Replace JOB_QUEUE and BUCKET_PATH with the values described above. A description of each parameter is below:

  • process.executor - This instructs Nextflow which executor to use when the aws profile is used. Do not change.

  • process.queue - This is the job queue set up for AWS Batch (see: Setup and Configure AWS Batch guide).

  • params.max_memory - This is the maximum amount of memory a task may use in the workflow. This should not exceed the maximum memory available in the hardware profiles for the AWS Batch compute environment.

  • params.max_cpus - This is the maximum number of cores a task may use in the workflow. This should not exceed the maximum cores available in the hardware profiles for the AWS Batch compute environment.

  • params.max_time - This is the maximum amount of time (in hours) a task may be run before being automatically killed and retried.

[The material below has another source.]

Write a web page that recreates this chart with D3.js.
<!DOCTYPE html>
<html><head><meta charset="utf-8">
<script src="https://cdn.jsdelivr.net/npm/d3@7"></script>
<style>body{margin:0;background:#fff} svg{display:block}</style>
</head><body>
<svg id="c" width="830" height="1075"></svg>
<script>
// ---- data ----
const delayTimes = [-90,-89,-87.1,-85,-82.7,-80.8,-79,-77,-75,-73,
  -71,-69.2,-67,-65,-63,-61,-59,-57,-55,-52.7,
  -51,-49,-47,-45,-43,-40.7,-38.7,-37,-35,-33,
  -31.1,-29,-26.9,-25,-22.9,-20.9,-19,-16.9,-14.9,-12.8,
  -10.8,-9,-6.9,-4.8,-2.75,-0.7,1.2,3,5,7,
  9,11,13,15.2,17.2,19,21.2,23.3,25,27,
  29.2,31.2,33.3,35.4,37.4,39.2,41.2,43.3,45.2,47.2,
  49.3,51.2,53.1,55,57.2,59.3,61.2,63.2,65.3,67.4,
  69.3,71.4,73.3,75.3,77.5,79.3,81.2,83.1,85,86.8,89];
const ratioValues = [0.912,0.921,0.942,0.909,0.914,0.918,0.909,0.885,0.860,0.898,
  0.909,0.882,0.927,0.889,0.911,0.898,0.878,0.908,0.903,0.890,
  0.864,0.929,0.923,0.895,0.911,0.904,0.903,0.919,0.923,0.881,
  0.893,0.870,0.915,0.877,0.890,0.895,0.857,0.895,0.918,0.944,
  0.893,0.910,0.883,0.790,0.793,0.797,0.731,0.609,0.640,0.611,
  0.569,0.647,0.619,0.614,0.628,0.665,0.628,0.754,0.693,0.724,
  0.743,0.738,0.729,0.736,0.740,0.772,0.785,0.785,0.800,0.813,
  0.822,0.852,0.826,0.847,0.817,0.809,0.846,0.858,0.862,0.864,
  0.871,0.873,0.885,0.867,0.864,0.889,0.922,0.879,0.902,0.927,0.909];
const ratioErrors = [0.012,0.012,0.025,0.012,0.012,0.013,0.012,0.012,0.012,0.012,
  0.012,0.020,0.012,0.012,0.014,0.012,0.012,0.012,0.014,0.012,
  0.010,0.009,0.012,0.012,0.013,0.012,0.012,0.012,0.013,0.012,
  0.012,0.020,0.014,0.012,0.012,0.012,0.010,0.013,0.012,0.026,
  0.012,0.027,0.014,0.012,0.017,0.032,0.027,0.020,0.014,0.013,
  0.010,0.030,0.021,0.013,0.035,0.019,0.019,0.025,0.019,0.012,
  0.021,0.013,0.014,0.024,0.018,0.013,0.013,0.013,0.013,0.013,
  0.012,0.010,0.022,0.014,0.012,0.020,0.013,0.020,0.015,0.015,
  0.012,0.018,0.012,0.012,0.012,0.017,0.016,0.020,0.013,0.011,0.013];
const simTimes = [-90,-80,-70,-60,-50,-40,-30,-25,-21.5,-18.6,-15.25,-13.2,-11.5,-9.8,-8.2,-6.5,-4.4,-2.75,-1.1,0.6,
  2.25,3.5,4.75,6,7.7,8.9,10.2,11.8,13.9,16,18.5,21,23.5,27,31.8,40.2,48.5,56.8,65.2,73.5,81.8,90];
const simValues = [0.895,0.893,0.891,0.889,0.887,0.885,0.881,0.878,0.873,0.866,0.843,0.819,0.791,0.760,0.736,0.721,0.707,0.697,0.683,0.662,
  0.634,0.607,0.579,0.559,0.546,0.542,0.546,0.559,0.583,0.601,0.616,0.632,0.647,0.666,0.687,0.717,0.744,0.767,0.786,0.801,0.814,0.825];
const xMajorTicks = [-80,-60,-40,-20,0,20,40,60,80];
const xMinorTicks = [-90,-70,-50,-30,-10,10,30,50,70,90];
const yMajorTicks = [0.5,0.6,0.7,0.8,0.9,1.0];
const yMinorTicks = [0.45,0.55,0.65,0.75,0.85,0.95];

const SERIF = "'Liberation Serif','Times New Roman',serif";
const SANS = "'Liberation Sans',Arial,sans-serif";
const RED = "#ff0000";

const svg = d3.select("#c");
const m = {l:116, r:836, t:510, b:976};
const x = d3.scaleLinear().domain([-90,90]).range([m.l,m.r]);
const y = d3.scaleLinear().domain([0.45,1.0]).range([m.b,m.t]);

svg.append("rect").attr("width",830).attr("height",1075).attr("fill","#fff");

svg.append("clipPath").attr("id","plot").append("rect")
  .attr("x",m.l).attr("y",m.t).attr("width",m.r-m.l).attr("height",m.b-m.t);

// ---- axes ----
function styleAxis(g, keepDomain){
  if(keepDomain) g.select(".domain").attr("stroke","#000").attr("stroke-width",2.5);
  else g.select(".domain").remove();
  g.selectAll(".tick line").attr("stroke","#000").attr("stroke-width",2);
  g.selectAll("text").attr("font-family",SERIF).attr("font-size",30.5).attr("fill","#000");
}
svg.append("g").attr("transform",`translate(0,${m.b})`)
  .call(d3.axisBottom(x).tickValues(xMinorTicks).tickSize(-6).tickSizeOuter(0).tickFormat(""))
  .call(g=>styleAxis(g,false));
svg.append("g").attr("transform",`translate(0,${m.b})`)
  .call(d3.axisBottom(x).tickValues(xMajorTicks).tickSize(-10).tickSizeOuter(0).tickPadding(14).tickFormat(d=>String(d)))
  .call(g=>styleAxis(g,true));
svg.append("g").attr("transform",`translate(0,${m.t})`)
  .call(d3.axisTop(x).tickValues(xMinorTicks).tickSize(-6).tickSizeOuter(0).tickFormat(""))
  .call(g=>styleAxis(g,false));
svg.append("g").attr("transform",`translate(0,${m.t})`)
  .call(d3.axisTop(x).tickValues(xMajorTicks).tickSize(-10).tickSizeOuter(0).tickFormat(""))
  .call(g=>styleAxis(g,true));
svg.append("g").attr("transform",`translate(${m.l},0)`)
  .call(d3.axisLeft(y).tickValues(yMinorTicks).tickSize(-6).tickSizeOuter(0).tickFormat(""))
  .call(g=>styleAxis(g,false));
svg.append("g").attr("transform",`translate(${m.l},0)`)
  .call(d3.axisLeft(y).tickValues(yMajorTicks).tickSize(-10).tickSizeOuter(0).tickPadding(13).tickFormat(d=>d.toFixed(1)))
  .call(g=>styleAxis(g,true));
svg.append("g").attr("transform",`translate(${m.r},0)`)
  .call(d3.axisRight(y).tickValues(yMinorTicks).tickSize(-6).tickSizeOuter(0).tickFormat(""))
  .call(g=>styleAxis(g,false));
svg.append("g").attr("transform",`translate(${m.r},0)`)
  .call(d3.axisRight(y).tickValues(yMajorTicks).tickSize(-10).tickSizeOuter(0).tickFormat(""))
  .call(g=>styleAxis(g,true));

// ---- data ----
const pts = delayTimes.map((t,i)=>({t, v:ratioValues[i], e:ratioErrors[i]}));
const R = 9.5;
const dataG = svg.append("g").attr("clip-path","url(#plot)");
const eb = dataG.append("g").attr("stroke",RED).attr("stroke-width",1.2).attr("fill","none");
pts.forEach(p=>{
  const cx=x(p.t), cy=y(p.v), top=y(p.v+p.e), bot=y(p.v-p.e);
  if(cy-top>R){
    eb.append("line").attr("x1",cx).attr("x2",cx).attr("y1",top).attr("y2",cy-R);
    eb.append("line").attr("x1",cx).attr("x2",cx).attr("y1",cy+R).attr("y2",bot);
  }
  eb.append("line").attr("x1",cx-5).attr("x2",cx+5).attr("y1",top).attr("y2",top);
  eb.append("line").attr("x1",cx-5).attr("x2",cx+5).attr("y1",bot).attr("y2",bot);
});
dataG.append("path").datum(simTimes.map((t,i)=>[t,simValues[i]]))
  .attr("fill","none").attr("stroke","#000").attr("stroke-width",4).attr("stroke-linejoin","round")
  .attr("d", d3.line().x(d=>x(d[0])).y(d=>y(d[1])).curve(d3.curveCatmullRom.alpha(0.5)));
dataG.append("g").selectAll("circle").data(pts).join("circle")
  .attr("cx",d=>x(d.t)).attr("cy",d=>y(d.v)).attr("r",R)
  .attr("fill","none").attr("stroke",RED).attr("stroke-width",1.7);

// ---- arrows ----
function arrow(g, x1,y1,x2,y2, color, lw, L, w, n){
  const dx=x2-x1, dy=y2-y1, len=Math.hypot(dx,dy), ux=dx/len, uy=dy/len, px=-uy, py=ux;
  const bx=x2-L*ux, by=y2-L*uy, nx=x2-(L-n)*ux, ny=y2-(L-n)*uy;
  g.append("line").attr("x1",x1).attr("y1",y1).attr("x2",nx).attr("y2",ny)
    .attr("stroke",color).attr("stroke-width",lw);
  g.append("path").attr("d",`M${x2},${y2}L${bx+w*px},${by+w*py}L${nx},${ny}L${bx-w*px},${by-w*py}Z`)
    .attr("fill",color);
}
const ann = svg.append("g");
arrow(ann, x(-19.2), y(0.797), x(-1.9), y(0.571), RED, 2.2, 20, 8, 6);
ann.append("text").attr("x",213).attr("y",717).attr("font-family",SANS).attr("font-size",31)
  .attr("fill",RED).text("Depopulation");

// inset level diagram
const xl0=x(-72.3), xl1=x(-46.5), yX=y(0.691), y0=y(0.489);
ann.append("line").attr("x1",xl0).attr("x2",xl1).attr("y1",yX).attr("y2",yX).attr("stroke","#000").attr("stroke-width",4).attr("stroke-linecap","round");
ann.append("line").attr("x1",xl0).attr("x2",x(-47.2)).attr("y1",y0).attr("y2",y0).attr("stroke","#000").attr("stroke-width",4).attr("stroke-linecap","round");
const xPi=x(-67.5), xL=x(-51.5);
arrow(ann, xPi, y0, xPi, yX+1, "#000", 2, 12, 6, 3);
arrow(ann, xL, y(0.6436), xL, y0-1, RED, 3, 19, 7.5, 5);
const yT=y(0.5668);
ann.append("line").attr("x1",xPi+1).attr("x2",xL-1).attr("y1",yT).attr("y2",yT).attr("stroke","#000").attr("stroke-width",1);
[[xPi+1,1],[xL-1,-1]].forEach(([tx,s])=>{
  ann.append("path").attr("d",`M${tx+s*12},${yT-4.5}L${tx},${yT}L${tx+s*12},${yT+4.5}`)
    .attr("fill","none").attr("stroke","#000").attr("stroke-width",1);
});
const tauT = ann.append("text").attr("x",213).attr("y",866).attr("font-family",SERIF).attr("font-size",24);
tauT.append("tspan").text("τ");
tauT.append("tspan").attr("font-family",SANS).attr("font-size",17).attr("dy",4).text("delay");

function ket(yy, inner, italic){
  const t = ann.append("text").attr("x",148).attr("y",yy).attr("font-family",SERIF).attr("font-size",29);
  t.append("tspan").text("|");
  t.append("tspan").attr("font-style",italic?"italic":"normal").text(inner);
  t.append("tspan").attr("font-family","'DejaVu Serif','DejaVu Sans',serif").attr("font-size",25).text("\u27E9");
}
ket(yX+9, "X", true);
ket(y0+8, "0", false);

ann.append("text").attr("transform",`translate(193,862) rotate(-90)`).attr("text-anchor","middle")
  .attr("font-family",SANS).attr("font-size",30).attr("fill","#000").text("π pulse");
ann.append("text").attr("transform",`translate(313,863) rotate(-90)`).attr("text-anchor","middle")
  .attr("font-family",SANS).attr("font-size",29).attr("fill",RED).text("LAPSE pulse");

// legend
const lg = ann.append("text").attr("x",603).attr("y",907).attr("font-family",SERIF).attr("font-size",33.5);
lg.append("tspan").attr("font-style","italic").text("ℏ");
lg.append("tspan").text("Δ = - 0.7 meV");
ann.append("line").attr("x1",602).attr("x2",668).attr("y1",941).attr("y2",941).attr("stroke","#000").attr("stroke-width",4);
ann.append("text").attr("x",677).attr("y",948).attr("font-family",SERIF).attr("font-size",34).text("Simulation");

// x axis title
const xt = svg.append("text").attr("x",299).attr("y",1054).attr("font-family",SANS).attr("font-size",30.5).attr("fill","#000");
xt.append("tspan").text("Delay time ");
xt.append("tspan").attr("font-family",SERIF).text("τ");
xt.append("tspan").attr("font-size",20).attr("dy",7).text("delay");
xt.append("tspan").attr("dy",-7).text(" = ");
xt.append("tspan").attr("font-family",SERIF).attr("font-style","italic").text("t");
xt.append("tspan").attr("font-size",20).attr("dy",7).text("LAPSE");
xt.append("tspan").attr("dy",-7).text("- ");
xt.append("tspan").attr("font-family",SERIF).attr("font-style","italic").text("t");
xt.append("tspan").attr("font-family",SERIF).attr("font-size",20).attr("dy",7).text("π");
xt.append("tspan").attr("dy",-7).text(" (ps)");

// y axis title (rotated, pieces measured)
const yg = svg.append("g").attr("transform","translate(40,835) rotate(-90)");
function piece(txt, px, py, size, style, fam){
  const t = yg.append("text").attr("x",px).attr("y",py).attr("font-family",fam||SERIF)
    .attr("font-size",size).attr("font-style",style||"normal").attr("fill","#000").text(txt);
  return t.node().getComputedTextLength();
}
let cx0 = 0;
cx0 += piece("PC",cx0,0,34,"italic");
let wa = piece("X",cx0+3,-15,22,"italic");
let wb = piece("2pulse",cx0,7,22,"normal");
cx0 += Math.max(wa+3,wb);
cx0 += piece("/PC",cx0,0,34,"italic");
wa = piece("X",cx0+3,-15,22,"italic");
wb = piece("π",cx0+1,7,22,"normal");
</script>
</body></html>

  • params.mzml_cache_directory - This is the path to the cache of mzML files created by processing raw files.

  • params.panorama_cache_directory - This is the path to the cache of raw files created by downloading raw files from PanoramaWeb. If not using PanoramaWeb a value is still required, but will never be used.

Run Workflow

Once all the AWS setup and configuration is complete, running the workflow on AWS is very simple: merely specify aws as the profile and specify the S3 work directory on the command line. For example:

  • For the DDA workflow:

nextflow run -resume -r main -profile aws mriffle/nf-teirex-dda -bucket-dir s3://BUCKET_PATH/work -c pipeline.config
  • For the DIA workflow:

nextflow run -resume -r main -profile aws mriffle/nf-teirex-dia -bucket-dir s3://BUCKET_PATH/work -c pipeline.config

Note

Replace BUCKET_PATH with the S3 bucket you set up in the Setup and Configure AWS Batch guide.